§ Written problem
Reproduce exactly the lines below, from the first one through the line containing "plt.rcParams['font.family'] = ['Noto", and omit any pictures.

───── Data rows

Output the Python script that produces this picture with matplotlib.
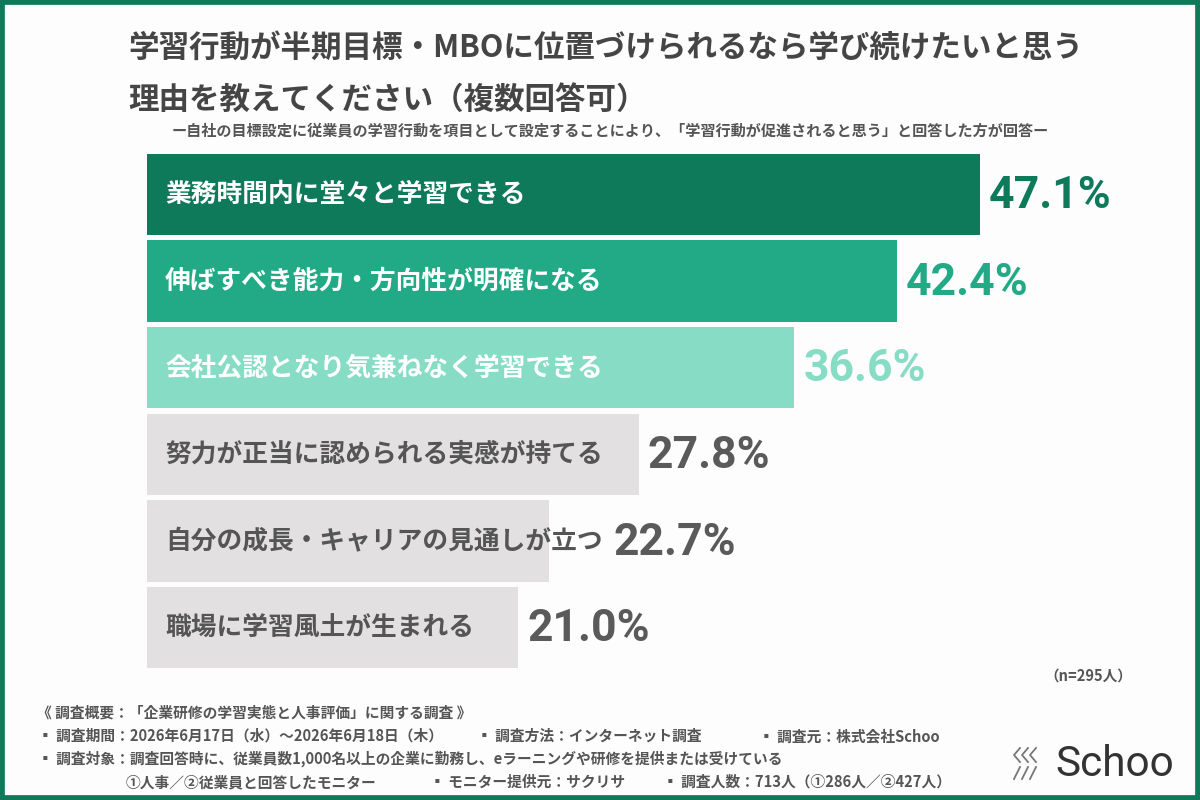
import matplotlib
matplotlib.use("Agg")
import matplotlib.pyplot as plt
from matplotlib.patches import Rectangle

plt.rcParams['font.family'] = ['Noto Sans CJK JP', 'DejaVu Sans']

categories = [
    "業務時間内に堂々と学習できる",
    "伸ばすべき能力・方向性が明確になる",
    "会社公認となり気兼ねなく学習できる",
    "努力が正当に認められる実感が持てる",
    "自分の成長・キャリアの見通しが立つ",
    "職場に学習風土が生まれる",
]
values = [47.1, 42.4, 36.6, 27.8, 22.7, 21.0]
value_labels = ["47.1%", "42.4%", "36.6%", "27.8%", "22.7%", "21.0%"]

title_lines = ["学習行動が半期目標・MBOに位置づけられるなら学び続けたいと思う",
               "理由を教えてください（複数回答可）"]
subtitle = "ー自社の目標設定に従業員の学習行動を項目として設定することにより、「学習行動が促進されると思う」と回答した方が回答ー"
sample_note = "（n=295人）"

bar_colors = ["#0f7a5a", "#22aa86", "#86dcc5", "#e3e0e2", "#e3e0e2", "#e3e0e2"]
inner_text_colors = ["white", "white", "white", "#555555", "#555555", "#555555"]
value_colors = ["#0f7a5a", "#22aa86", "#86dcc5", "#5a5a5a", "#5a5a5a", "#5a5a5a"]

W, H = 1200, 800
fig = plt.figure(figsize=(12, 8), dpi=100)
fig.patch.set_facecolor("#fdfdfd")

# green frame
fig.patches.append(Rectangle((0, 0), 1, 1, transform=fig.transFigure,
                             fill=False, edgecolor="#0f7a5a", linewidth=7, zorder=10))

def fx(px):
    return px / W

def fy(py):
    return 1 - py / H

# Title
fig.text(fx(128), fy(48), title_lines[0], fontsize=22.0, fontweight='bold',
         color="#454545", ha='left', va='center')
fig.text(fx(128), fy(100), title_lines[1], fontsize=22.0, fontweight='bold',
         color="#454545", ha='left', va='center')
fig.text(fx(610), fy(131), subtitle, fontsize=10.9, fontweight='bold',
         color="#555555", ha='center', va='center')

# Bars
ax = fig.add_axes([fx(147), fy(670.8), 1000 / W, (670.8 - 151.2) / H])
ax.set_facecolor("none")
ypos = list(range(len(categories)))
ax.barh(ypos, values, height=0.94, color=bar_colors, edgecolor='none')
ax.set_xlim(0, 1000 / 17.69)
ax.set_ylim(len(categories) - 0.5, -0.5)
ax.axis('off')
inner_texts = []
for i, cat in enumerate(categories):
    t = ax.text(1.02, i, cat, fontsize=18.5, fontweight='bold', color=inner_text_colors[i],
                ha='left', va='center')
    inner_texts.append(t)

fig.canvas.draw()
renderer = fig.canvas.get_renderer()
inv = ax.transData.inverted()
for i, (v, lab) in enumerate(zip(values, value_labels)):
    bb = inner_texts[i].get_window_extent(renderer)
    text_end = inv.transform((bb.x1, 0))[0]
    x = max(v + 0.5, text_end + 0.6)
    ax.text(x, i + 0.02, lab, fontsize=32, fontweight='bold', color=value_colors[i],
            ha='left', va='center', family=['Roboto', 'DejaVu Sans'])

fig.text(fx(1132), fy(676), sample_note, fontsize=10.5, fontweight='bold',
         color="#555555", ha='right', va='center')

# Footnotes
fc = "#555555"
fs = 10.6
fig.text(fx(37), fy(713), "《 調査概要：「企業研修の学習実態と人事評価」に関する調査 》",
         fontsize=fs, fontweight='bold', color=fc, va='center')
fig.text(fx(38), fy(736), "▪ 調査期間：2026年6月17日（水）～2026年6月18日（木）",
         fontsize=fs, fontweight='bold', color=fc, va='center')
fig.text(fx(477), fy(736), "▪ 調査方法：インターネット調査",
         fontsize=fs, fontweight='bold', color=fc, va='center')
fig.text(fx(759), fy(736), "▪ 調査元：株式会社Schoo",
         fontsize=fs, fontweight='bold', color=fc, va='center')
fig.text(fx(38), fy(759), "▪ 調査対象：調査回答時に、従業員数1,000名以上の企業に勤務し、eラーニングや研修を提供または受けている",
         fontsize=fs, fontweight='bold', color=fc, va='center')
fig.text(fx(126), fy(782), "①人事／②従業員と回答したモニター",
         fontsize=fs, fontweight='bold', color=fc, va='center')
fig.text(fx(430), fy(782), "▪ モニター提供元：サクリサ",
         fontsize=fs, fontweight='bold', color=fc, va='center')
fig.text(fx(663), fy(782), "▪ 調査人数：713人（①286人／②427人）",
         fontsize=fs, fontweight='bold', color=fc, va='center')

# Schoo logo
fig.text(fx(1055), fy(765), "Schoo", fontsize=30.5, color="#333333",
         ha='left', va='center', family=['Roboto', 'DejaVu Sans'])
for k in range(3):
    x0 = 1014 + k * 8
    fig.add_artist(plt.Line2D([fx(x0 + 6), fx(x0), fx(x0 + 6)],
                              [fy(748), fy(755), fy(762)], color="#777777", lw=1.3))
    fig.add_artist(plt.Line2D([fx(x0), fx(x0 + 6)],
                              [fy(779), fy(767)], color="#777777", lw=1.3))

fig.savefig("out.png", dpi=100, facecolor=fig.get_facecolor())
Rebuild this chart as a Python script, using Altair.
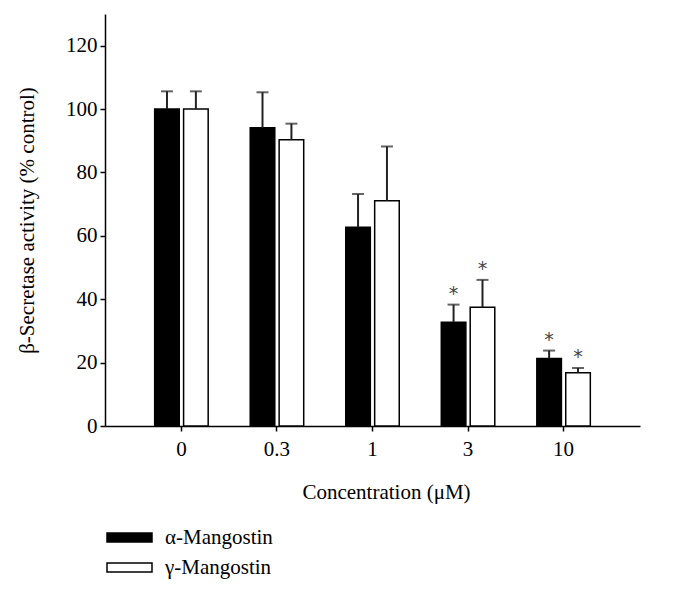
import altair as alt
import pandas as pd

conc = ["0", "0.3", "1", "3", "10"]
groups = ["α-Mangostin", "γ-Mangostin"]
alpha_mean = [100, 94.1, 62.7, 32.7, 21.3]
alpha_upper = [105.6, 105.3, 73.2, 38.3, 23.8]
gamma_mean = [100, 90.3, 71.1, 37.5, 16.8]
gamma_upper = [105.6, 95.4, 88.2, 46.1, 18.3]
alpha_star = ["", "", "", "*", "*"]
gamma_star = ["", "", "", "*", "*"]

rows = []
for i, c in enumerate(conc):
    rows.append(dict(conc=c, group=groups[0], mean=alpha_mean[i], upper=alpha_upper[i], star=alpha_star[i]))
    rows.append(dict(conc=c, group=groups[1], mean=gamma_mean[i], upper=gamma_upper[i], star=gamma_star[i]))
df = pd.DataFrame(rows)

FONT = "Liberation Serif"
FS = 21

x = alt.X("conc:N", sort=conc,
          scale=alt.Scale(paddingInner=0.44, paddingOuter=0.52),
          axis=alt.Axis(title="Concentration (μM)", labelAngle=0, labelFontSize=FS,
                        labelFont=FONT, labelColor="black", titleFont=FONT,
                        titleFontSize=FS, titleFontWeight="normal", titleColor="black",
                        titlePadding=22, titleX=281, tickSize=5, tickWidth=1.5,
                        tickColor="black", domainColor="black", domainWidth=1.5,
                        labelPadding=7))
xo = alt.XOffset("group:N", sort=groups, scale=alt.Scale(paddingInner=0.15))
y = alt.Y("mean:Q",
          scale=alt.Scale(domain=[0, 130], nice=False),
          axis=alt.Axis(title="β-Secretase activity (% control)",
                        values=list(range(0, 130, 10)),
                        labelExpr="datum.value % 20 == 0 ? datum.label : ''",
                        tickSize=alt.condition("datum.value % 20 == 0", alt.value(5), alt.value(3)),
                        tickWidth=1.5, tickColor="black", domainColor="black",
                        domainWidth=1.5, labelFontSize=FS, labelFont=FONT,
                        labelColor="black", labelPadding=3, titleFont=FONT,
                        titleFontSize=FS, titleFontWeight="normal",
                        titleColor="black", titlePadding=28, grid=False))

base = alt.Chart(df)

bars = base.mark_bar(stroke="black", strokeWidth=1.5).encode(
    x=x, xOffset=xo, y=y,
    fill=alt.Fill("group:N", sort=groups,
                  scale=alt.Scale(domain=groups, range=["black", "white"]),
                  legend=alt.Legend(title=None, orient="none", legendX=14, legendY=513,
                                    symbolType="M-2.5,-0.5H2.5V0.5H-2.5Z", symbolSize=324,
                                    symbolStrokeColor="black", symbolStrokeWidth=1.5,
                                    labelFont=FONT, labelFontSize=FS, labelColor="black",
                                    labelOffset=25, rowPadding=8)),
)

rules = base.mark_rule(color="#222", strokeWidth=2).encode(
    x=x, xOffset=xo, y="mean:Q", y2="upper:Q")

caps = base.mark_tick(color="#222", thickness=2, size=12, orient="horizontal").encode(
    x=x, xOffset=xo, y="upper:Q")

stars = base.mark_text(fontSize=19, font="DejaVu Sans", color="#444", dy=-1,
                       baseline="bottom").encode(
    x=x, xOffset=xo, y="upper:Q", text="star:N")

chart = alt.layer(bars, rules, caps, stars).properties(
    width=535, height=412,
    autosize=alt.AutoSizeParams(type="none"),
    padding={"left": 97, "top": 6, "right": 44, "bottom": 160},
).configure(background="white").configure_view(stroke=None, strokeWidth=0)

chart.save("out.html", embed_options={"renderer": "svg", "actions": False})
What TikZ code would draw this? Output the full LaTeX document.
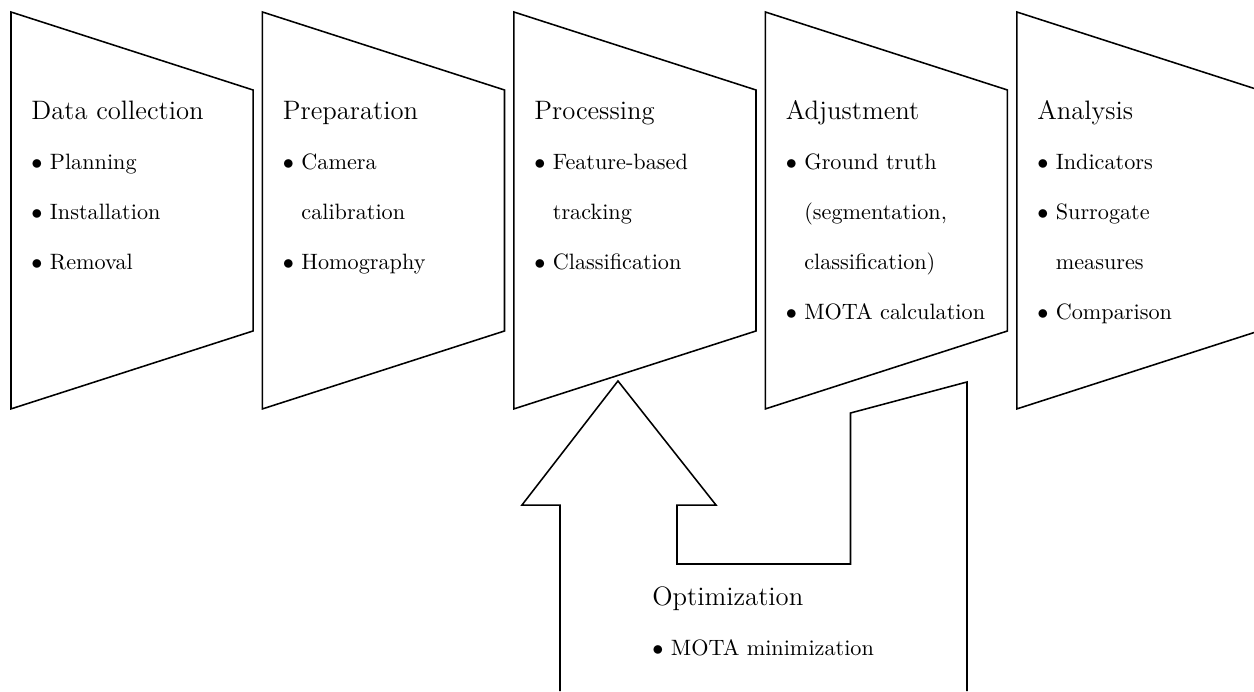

──────────

§ Response to the task
Output the Python script that produces this picture with matplotlib.
import matplotlib
matplotlib.use("Agg")
import matplotlib.pyplot as plt
from matplotlib.patches import Rectangle

plt.rcParams['font.family'] = ['Noto Sans CJK JP', 'DejaVu Sans']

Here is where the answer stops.